Problem statement
Word for word, give the material below again, minus any images.
-----
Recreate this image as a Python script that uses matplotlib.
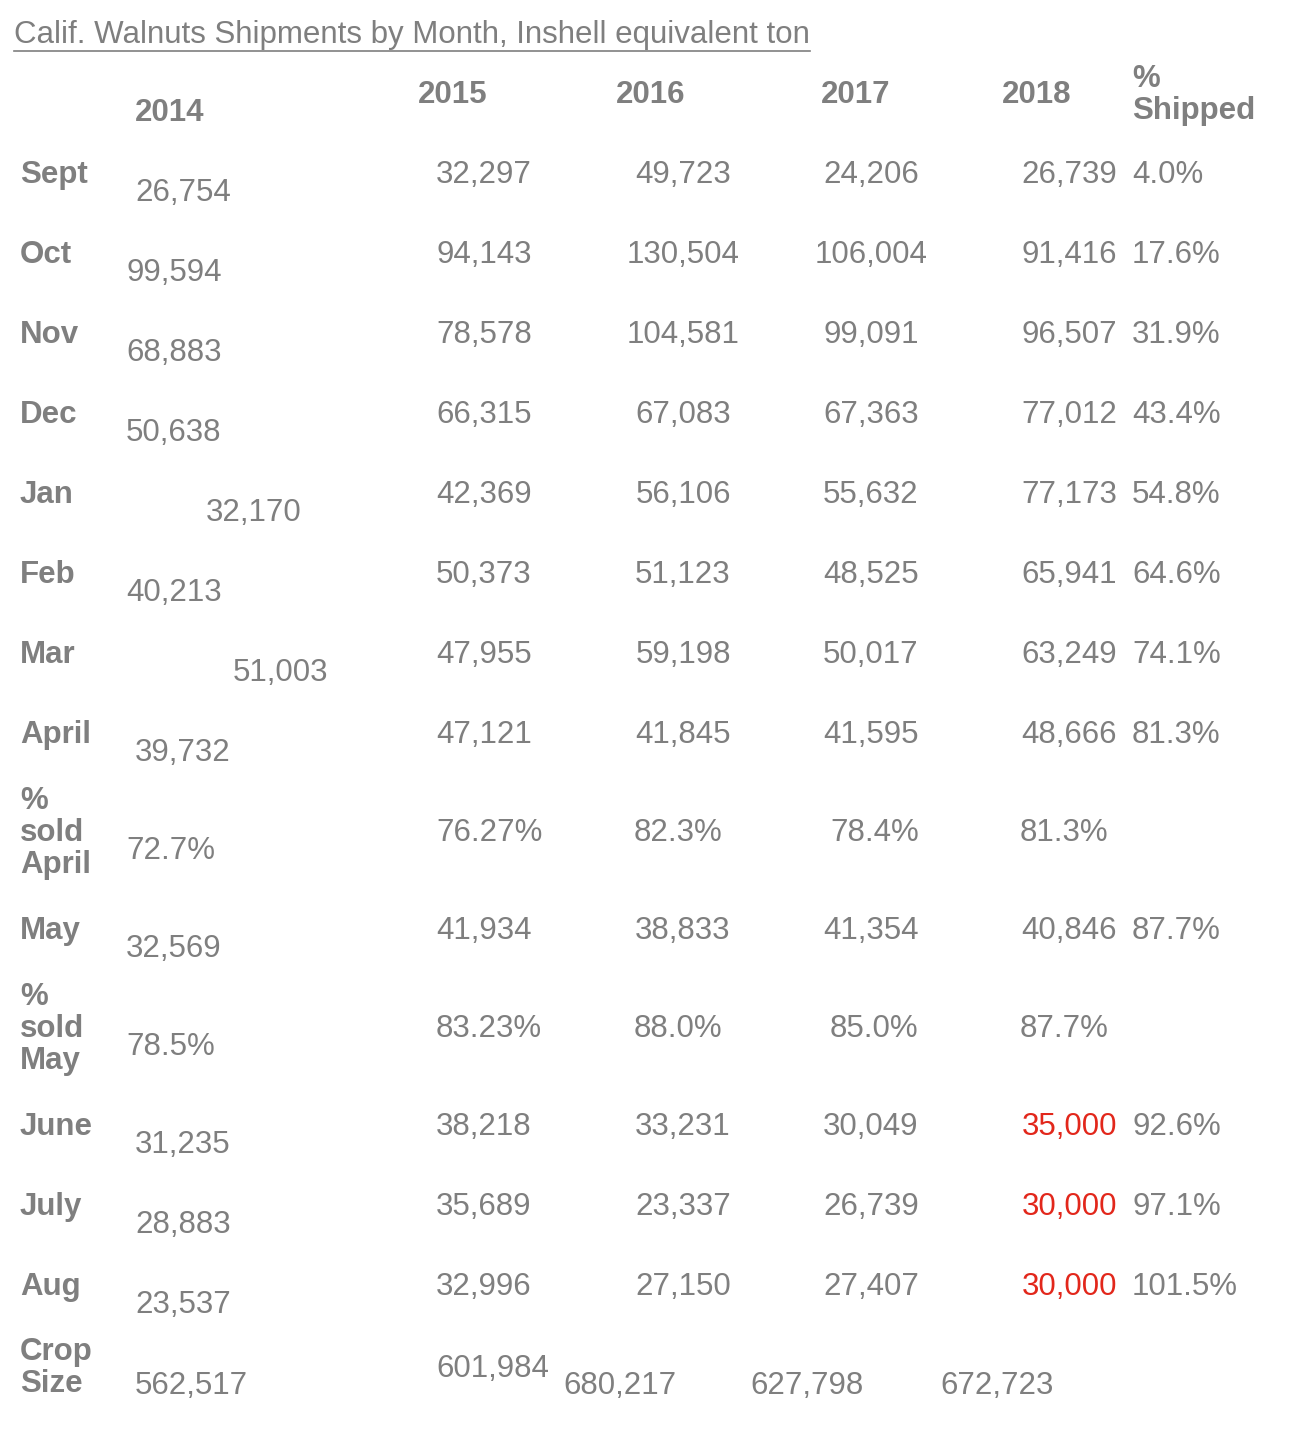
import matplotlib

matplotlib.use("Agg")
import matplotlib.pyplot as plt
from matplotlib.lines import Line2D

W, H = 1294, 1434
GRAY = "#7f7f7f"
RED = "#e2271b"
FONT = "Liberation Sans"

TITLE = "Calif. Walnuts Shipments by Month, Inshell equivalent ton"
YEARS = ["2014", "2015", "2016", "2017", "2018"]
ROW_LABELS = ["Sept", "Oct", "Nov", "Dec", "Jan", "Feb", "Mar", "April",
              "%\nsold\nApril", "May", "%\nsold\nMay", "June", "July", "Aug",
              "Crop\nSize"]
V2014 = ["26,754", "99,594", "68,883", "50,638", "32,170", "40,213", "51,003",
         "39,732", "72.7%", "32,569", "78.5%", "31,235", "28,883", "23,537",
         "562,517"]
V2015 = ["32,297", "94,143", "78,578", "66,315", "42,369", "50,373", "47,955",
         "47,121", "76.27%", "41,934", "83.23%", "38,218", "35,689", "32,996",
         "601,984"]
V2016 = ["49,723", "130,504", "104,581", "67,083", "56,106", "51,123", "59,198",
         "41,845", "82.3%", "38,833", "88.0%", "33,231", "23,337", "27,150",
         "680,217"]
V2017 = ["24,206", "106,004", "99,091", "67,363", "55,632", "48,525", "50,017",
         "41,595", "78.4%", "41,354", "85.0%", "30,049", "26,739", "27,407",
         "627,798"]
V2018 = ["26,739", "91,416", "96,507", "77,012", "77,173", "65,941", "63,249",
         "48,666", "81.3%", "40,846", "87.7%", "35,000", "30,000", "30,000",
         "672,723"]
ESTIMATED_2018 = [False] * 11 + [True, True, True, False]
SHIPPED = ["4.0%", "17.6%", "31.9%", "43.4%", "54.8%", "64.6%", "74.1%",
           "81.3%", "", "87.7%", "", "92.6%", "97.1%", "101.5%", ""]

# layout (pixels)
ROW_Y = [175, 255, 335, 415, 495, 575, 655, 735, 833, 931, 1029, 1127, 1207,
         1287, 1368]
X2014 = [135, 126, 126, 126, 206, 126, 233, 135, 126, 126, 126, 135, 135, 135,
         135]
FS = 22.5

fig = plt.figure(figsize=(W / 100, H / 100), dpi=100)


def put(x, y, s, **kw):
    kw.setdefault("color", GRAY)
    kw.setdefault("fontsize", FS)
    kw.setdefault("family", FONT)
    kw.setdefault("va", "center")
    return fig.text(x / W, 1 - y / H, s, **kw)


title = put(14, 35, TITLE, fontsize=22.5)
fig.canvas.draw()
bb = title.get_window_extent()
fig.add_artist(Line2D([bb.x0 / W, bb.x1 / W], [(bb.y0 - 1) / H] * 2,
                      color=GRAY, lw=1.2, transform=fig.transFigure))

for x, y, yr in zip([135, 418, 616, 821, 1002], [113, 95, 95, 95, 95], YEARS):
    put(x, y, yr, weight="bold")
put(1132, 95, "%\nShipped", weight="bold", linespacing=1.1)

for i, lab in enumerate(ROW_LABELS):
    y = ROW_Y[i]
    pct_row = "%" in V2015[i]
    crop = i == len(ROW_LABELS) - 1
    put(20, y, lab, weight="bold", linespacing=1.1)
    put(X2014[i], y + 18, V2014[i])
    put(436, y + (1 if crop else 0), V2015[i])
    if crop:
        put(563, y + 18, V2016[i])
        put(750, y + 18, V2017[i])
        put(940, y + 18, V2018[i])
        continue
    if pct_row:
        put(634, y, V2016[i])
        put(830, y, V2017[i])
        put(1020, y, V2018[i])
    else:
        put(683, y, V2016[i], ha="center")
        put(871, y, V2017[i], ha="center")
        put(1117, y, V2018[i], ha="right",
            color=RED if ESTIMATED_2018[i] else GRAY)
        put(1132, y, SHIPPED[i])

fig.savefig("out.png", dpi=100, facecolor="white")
-----
Response
Recreate this image as a Python script that uses matplotlib.
import matplotlib

matplotlib.use("Agg")
import matplotlib.pyplot as plt
from matplotlib.lines import Line2D

W, H = 1294, 1434
GRAY = "#7f7f7f"
RED = "#e2271b"
FONT = "Liberation Sans"

TITLE = "Calif. Walnuts Shipments by Month, Inshell equivalent ton"
YEARS = ["2014", "2015", "2016", "2017", "2018"]
ROW_LABELS = ["Sept", "Oct", "Nov", "Dec", "Jan", "Feb", "Mar", "April",
              "%\nsold\nApril", "May", "%\nsold\nMay", "June", "July", "Aug",
              "Crop\nSize"]
V2014 = ["26,754", "99,594", "68,883", "50,638", "32,170", "40,213", "51,003",
         "39,732", "72.7%", "32,569", "78.5%", "31,235", "28,883", "23,537",
         "562,517"]
V2015 = ["32,297", "94,143", "78,578", "66,315", "42,369", "50,373", "47,955",
         "47,121", "76.27%", "41,934", "83.23%", "38,218", "35,689", "32,996",
         "601,984"]
V2016 = ["49,723", "130,504", "104,581", "67,083", "56,106", "51,123", "59,198",
         "41,845", "82.3%", "38,833", "88.0%", "33,231", "23,337", "27,150",
         "680,217"]
V2017 = ["24,206", "106,004", "99,091", "67,363", "55,632", "48,525", "50,017",
         "41,595", "78.4%", "41,354", "85.0%", "30,049", "26,739", "27,407",
         "627,798"]
V2018 = ["26,739", "91,416", "96,507", "77,012", "77,173", "65,941", "63,249",
         "48,666", "81.3%", "40,846", "87.7%", "35,000", "30,000", "30,000",
         "672,723"]
ESTIMATED_2018 = [False] * 11 + [True, True, True, False]
SHIPPED = ["4.0%", "17.6%", "31.9%", "43.4%", "54.8%", "64.6%", "74.1%",
           "81.3%", "", "87.7%", "", "92.6%", "97.1%", "101.5%", ""]

# layout (pixels)
ROW_Y = [175, 255, 335, 415, 495, 575, 655, 735, 833, 931, 1029, 1127, 1207,
         1287, 1368]
X2014 = [135, 126, 126, 126, 206, 126, 233, 135, 126, 126, 126, 135, 135, 135,
         135]
FS = 22.5

fig = plt.figure(figsize=(W / 100, H / 100), dpi=100)


def put(x, y, s, **kw):
    kw.setdefault("color", GRAY)
    kw.setdefault("fontsize", FS)
    kw.setdefault("family", FONT)
    kw.setdefault("va", "center")
    return fig.text(x / W, 1 - y / H, s, **kw)


title = put(14, 35, TITLE, fontsize=22.5)
fig.canvas.draw()
bb = title.get_window_extent()
fig.add_artist(Line2D([bb.x0 / W, bb.x1 / W], [(bb.y0 - 1) / H] * 2,
                      color=GRAY, lw=1.2, transform=fig.transFigure))

for x, y, yr in zip([135, 418, 616, 821, 1002], [113, 95, 95, 95, 95], YEARS):
    put(x, y, yr, weight="bold")
put(1132, 95, "%\nShipped", weight="bold", linespacing=1.1)

for i, lab in enumerate(ROW_LABELS):
    y = ROW_Y[i]
    pct_row = "%" in V2015[i]
    crop = i == len(ROW_LABELS) - 1
    put(20, y, lab, weight="bold", linespacing=1.1)
    put(X2014[i], y + 18, V2014[i])
    put(436, y + (1 if crop else 0), V2015[i])
    if crop:
        put(563, y + 18, V2016[i])
        put(750, y + 18, V2017[i])
        put(940, y + 18, V2018[i])
        continue
    if pct_row:
        put(634, y, V2016[i])
        put(830, y, V2017[i])
        put(1020, y, V2018[i])
    else:
        put(683, y, V2016[i], ha="center")
        put(871, y, V2017[i], ha="center")
        put(1117, y, V2018[i], ha="right",
            color=RED if ESTIMATED_2018[i] else GRAY)
        put(1132, y, SHIPPED[i])

fig.savefig("out.png", dpi=100, facecolor="white")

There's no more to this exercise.